For the concrete scenario: I really did feel "gaslit", not the "intentional" part but the "challenged sense of sanity" part; and I think in this regard, it does make a difference that @salortiz didn't seem to reflect at all to the behavior I described and my call that his explanation doesn't match with what I experience. This made me question if I actually have seen what I have seen, or what I am getting wrong about this. Again: I'm not saying this was deliberate harm, it's probably an example of how confidence in your knowledge can affect how you communicate in a contradictory situation.

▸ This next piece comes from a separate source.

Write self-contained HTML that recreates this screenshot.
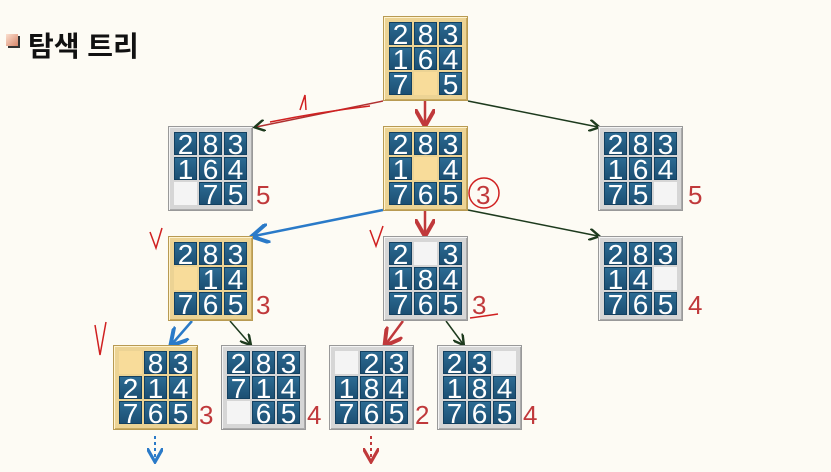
<!DOCTYPE html>
<html><head><meta charset="utf-8"><style>
body{margin:0;width:831px;height:472px;background:#fdfbf4;position:relative;overflow:hidden;font-family:"Liberation Sans","Noto Sans CJK KR",sans-serif}
.b{position:absolute;width:73px;height:73px;padding:5px;display:grid;grid-template-columns:23px 23px 23px;grid-template-rows:23px 23px 23px;gap:2px;box-sizing:content-box}
.g{background:#ecd394;border:1px solid #b89a52;box-shadow:inset 1px 1px 0 #fff3cf,inset -1px -1px 0 #c8aa60}
.s{background:#d6d6d6;border:1px solid #999;box-shadow:inset 1px 1px 0 #f4f4f4,inset -1px -1px 0 #aaa}
.b div{background:linear-gradient(#2c6b93,#1c4f73);color:#fff;font-size:28px;line-height:24px;text-align:center;border:1px solid #134060;box-sizing:border-box}
.g div.e{background:#f8dc9a;border-color:#f8dc9a}
.s div.e{background:#f4f4f4;border-color:#f4f4f4}
.n{position:absolute;color:#c0393b;font-size:26px}
</style></head><body>
<div style="position:absolute;left:6px;top:34px;width:12px;height:12px;background:linear-gradient(135deg,#fbe0d0,#d8866a);box-shadow:2px 2px 0 #333"></div>
<div style="position:absolute;left:28px;top:25px;font-size:28px;font-weight:bold;color:#111">탐색 트리</div>
<svg width="831" height="472" style="position:absolute;left:0;top:0">
<defs>
<marker id="ar" markerWidth="8" markerHeight="8" refX="6" refY="4" orient="auto"><path d="M0,0L7,4L0,8" fill="none" stroke="#c0393b" stroke-width="1.6"/></marker>
<marker id="ak" markerWidth="8" markerHeight="8" refX="6" refY="4" orient="auto"><path d="M0,0L7,4L0,8" fill="none" stroke="#1d3a1d" stroke-width="1.6"/></marker>
<marker id="ab" markerWidth="8" markerHeight="8" refX="6" refY="4" orient="auto"><path d="M0,0L7,4L0,8" fill="none" stroke="#2a7ac8" stroke-width="1.6"/></marker>
</defs>
<g stroke-width="1.5" fill="none">
<line x1="383" y1="101" x2="256" y2="127" stroke="#b03030" marker-end="url(#ak)"/>
<line x1="425" y1="101" x2="425" y2="124" stroke="#c0393b" stroke-width="2.5" marker-end="url(#ar)"/>
<line x1="468" y1="101" x2="598" y2="127" stroke="#1d3a1d" marker-end="url(#ak)"/>
<line x1="383" y1="210" x2="254" y2="236" stroke="#2a7ac8" stroke-width="2.5" marker-end="url(#ab)"/>
<line x1="425" y1="211" x2="425" y2="234" stroke="#c0393b" stroke-width="2.5" marker-end="url(#ar)"/>
<line x1="468" y1="210" x2="598" y2="236" stroke="#1d3a1d" marker-end="url(#ak)"/>
<line x1="192" y1="321" x2="172" y2="344" stroke="#2a7ac8" stroke-width="2.5" marker-end="url(#ab)"/>
<line x1="230" y1="321" x2="250" y2="344" stroke="#1d3a1d" marker-end="url(#ak)"/>
<line x1="403" y1="321" x2="386" y2="344" stroke="#c0393b" stroke-width="2.5" marker-end="url(#ar)"/>
<line x1="446" y1="321" x2="463" y2="344" stroke="#1d3a1d" marker-end="url(#ak)"/>
<line x1="155" y1="436" x2="155" y2="460" stroke="#2a7ac8" stroke-width="2" stroke-dasharray="3,3" marker-end="url(#ab)"/>
<line x1="371" y1="436" x2="371" y2="460" stroke="#c0393b" stroke-width="2" stroke-dasharray="3,3" marker-end="url(#ar)"/>
<g stroke="#d02020" stroke-width="1.5">
<path d="M300,110 L305,95 L306,110 M270,122 Q320,112 370,106"/>
<path d="M390,135 Q430,128 465,130 L462,205 L390,203 Z"/>
<circle cx="484" cy="193" r="15"/>
<path d="M150,232 L156,248 L162,228 M370,230 L376,246 L383,226 M95,325 L100,355 L106,322 M470,318 Q485,316 498,314"/>
<path d="M178,138 L182,146 L186,134 M205,138 L209,146 L213,134 M178,190 L182,198 L186,186"/>
</g>
</g>
</svg>
<div class="b g" style="left:383px;top:16px"><div>2</div><div>8</div><div>3</div><div>1</div><div>6</div><div>4</div><div>7</div><div class="e"></div><div>5</div></div>
<div class="b s" style="left:168px;top:126px"><div>2</div><div>8</div><div>3</div><div>1</div><div>6</div><div>4</div><div class="e"></div><div>7</div><div>5</div></div>
<div class="b g" style="left:383px;top:126px"><div>2</div><div>8</div><div>3</div><div>1</div><div class="e"></div><div>4</div><div>7</div><div>6</div><div>5</div></div>
<div class="b s" style="left:598px;top:126px"><div>2</div><div>8</div><div>3</div><div>1</div><div>6</div><div>4</div><div>7</div><div>5</div><div class="e"></div></div>
<div class="b g" style="left:168px;top:236px"><div>2</div><div>8</div><div>3</div><div class="e"></div><div>1</div><div>4</div><div>7</div><div>6</div><div>5</div></div>
<div class="b s" style="left:383px;top:236px"><div>2</div><div class="e"></div><div>3</div><div>1</div><div>8</div><div>4</div><div>7</div><div>6</div><div>5</div></div>
<div class="b s" style="left:598px;top:236px"><div>2</div><div>8</div><div>3</div><div>1</div><div>4</div><div class="e"></div><div>7</div><div>6</div><div>5</div></div>
<div class="b g" style="left:113px;top:345px"><div class="e"></div><div>8</div><div>3</div><div>2</div><div>1</div><div>4</div><div>7</div><div>6</div><div>5</div></div>
<div class="b s" style="left:221px;top:345px"><div>2</div><div>8</div><div>3</div><div>7</div><div>1</div><div>4</div><div class="e"></div><div>6</div><div>5</div></div>
<div class="b s" style="left:329px;top:345px"><div class="e"></div><div>2</div><div>3</div><div>1</div><div>8</div><div>4</div><div>7</div><div>6</div><div>5</div></div>
<div class="b s" style="left:437px;top:345px"><div>2</div><div>3</div><div class="e"></div><div>1</div><div>8</div><div>4</div><div>7</div><div>6</div><div>5</div></div>
<div class="n" style="left:256px;top:180px">5</div>
<div class="n" style="left:476px;top:180px">3</div>
<div class="n" style="left:688px;top:180px">5</div>
<div class="n" style="left:256px;top:290px">3</div>
<div class="n" style="left:472px;top:290px">3</div>
<div class="n" style="left:688px;top:290px">4</div>
<div class="n" style="left:199px;top:400px">3</div>
<div class="n" style="left:307px;top:400px">4</div>
<div class="n" style="left:415px;top:400px">2</div>
<div class="n" style="left:523px;top:400px">4</div>
</body></html>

Back to my previous comment: I think "today we learned" - it's an interesting turn of events that Zoffix presented a reasoning in 2016 that still reads to me as something that applies to the current behavior, and yet, the current behavior is only a couple of months old... It would be really good to know what lead to the current behavior on the technical side, then. Maybe that would help to define what m//, S/// and s/// are, structurally: when they are executed, how they are parsed in an expression, and so on.

salortiz commented 2 years ago

I was certainly not aware of the optimization introduced by @vrurg commit and all my tests were done with an older (2021.12) version.

Cut & paste after a new build:

[sog@pilar ~]$ raku -v; raku -e "no worries; say 'alfama' ~~ S/a/e/"
Welcome to Rakudo™ v2021.12.
Implementing the Raku® Programming Language v6.d.
Built on MoarVM version 2021.12.
False
[sog@pilar ~]$ rakubrew switch moar-2022.07
Switching to moar-2022.07
[sog@pilar ~]$ raku -v; raku -e "no worries; say 'alfama' ~~ S/a/e/"
Welcome to Rakudo™ v2022.07.
Implementing the Raku® Programming Language v6.d.
Built on MoarVM version 2022.07.
elfama

Somehow that "optimization" changed the documented semantics which, I suspect, were not properly tested in roast.

Any way that change, IMO, seems broken because with 2022.07:

[sog@pilar ~]$ raku -e "no worries; say 'alfama' ~~ ($ = S/a/e/)"
False

Indeed "today we learned", already the "worry" doesn't make much sense and this isn't settled yet.

lizmat commented 2 years ago

For the concrete scenario: I really did feel "gaslit", not the "intentional" part but the "challenged sense of sanity" part;

Then you should have used words to that effect, and not have used the word "gaslighting".

\ If someone can not reproduce the results that you're seeing, even though you think that they should be the same because the setup is considered the same, then it generally just means that you've missed a variable in the experiment that did make a difference. And you should think in that direction, rather than (consciously or unconsciously) assume someone is trying to make you crazy. \

2colours commented 2 years ago

raku -e "no worries; say 'alfama' ~~ ($ = S/a/e/)" False

I wouldn't consider this "broken". "Less Than Awesome" perhaps but it makes sense at least, in my opinion. Here, it's clear that the right handside is evaluated to a string - the assignment takes care of that. Actually, even raku -e "no worries; say 'alfama' ~~ (S/a/e/)" makes sure the right handside is executed prior to the smartmatch.
What I consider interesting (but matches what you already said) is that (S/a/e/) was already executed on the left handside as the topic. I know that ~~ is a special operator (maybe even syntax special-cased?) but if it seems like an operator with a certain precedence, it shouldn't preset the topic.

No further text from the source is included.